Leave the pictures out and retype the lines from the beginning through the line with "var breakAt = [4.21, 4.34];", both ends included.
- - -
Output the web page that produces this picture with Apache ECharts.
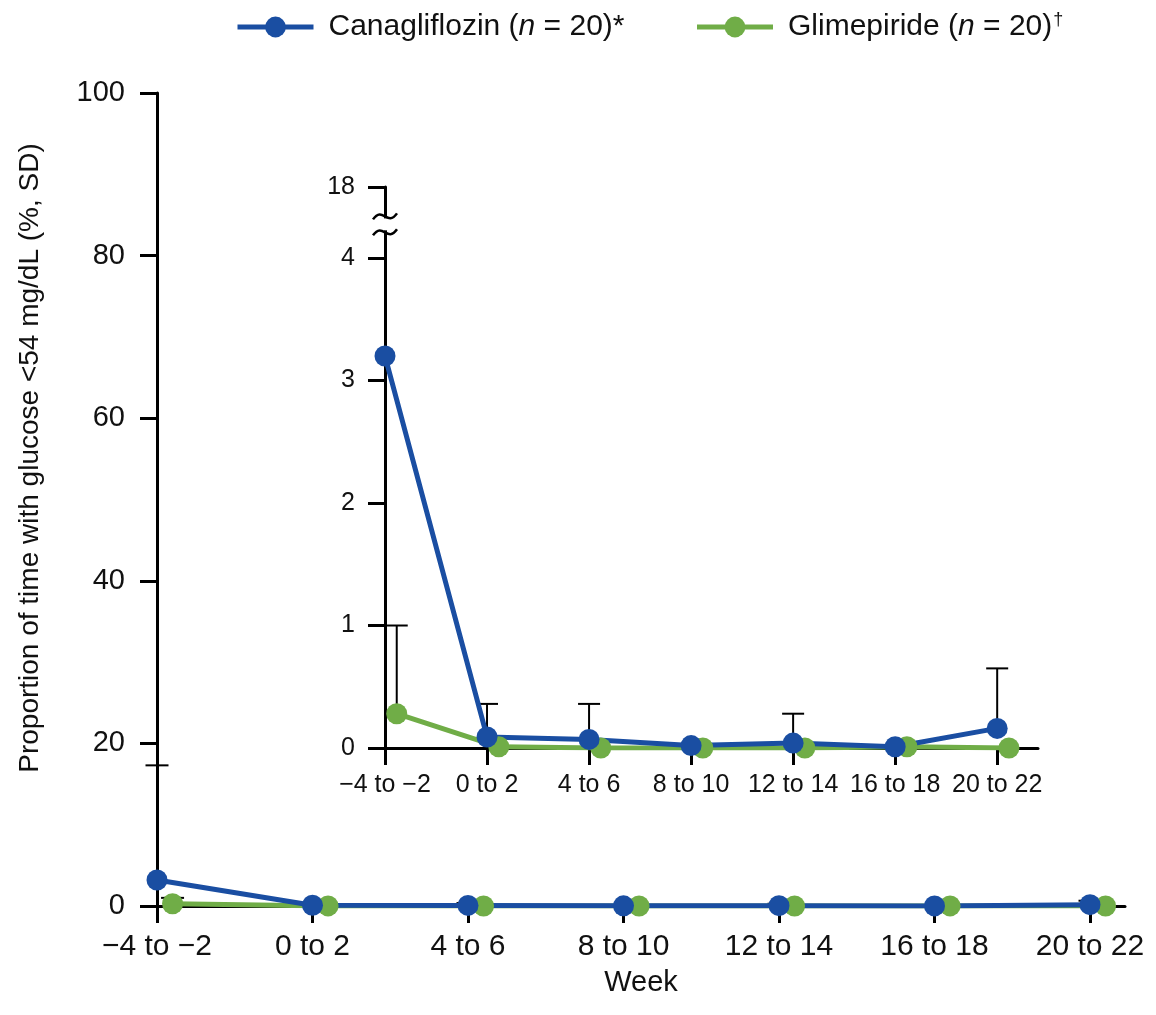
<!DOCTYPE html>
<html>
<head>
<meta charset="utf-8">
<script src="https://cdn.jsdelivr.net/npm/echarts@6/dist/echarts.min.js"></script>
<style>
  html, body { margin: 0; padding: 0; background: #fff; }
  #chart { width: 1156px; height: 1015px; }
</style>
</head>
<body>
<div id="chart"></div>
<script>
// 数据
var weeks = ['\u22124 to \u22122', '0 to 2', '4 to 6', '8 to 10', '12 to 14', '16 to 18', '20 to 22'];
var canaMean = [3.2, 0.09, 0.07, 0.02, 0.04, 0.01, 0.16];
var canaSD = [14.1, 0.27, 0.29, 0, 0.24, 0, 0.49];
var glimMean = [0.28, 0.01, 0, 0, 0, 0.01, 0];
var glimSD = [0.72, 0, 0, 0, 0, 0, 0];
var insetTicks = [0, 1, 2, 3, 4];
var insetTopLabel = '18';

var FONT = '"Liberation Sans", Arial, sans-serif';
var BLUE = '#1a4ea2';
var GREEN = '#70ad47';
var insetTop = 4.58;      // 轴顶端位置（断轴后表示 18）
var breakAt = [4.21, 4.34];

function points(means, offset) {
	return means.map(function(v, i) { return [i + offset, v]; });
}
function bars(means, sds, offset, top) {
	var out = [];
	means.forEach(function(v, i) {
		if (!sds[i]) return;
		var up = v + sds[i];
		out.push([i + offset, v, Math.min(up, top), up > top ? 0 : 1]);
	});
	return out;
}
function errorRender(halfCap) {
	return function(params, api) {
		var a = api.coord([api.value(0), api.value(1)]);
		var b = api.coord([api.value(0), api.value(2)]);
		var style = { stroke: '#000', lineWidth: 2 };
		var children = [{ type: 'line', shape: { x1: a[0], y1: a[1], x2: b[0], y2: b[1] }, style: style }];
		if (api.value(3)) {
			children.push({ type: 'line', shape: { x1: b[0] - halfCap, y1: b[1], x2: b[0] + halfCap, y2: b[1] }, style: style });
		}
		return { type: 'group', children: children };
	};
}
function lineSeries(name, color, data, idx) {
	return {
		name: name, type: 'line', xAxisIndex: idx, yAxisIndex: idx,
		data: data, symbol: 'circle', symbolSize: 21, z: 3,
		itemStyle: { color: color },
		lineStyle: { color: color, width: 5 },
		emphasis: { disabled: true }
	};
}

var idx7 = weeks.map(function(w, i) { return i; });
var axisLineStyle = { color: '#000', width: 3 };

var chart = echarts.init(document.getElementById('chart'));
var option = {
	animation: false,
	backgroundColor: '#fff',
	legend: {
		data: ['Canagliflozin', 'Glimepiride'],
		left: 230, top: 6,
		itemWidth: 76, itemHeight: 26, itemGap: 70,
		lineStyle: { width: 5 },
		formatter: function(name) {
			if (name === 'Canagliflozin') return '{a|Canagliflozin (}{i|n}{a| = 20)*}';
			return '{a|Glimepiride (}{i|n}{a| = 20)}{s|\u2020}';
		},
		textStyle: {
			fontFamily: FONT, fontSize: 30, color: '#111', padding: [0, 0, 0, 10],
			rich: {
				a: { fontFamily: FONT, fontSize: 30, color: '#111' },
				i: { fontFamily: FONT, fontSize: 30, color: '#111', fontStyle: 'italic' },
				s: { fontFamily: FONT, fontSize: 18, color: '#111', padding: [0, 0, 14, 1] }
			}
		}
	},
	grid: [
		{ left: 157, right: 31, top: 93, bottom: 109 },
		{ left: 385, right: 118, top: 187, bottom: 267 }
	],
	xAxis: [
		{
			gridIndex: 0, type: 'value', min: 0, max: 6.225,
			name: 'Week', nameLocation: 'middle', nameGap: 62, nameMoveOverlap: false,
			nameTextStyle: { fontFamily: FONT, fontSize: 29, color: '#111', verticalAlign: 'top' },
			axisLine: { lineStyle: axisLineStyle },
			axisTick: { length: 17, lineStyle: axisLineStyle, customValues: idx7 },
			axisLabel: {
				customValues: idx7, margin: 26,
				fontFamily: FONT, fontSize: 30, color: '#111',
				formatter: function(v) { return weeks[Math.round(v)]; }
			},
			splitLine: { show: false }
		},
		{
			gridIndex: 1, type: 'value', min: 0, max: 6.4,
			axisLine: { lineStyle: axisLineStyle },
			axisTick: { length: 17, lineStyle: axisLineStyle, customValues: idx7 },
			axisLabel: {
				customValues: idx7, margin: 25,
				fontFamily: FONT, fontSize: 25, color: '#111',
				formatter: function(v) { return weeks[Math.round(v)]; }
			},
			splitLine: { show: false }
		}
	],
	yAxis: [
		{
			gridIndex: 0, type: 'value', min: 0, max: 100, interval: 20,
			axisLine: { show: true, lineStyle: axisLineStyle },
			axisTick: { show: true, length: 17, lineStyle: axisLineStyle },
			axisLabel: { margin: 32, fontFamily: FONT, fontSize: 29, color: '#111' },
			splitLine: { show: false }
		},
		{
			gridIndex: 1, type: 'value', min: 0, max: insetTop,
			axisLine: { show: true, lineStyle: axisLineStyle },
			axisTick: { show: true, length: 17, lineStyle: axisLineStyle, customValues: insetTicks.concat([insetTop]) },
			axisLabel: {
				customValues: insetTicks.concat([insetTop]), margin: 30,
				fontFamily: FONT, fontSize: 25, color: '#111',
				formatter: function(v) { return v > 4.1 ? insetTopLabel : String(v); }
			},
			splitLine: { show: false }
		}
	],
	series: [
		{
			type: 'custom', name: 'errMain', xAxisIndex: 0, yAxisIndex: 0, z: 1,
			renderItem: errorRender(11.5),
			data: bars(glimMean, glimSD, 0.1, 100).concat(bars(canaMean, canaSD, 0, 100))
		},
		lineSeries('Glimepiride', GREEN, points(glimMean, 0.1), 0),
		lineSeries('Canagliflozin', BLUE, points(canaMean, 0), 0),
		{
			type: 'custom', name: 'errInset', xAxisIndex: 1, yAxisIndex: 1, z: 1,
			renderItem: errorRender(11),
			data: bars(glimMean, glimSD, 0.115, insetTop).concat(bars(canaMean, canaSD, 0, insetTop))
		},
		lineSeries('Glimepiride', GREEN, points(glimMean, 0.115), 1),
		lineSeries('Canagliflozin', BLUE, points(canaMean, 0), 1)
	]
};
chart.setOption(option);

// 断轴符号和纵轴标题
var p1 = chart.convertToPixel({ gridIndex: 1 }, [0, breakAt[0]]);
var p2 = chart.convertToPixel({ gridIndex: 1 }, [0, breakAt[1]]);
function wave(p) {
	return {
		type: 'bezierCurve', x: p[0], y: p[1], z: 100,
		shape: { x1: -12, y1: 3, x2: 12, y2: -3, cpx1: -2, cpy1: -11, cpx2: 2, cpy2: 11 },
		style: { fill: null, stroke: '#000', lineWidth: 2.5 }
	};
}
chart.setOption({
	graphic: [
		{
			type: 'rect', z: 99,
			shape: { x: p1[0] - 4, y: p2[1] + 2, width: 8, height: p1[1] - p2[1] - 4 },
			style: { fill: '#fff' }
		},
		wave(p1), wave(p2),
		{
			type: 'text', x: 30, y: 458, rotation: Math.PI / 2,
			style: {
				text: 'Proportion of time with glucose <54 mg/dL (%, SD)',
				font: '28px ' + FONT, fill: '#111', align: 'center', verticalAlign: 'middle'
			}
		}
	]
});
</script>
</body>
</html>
- - -
▶ THE COMPLETED TASK:
Output the web page that produces this picture with Apache ECharts.
<!DOCTYPE html>
<html>
<head>
<meta charset="utf-8">
<script src="https://cdn.jsdelivr.net/npm/echarts@6/dist/echarts.min.js"></script>
<style>
  html, body { margin: 0; padding: 0; background: #fff; }
  #chart { width: 1156px; height: 1015px; }
</style>
</head>
<body>
<div id="chart"></div>
<script>
// 数据
var weeks = ['\u22124 to \u22122', '0 to 2', '4 to 6', '8 to 10', '12 to 14', '16 to 18', '20 to 22'];
var canaMean = [3.2, 0.09, 0.07, 0.02, 0.04, 0.01, 0.16];
var canaSD = [14.1, 0.27, 0.29, 0, 0.24, 0, 0.49];
var glimMean = [0.28, 0.01, 0, 0, 0, 0.01, 0];
var glimSD = [0.72, 0, 0, 0, 0, 0, 0];
var insetTicks = [0, 1, 2, 3, 4];
var insetTopLabel = '18';

var FONT = '"Liberation Sans", Arial, sans-serif';
var BLUE = '#1a4ea2';
var GREEN = '#70ad47';
var insetTop = 4.58;      // 轴顶端位置（断轴后表示 18）
var breakAt = [4.21, 4.34];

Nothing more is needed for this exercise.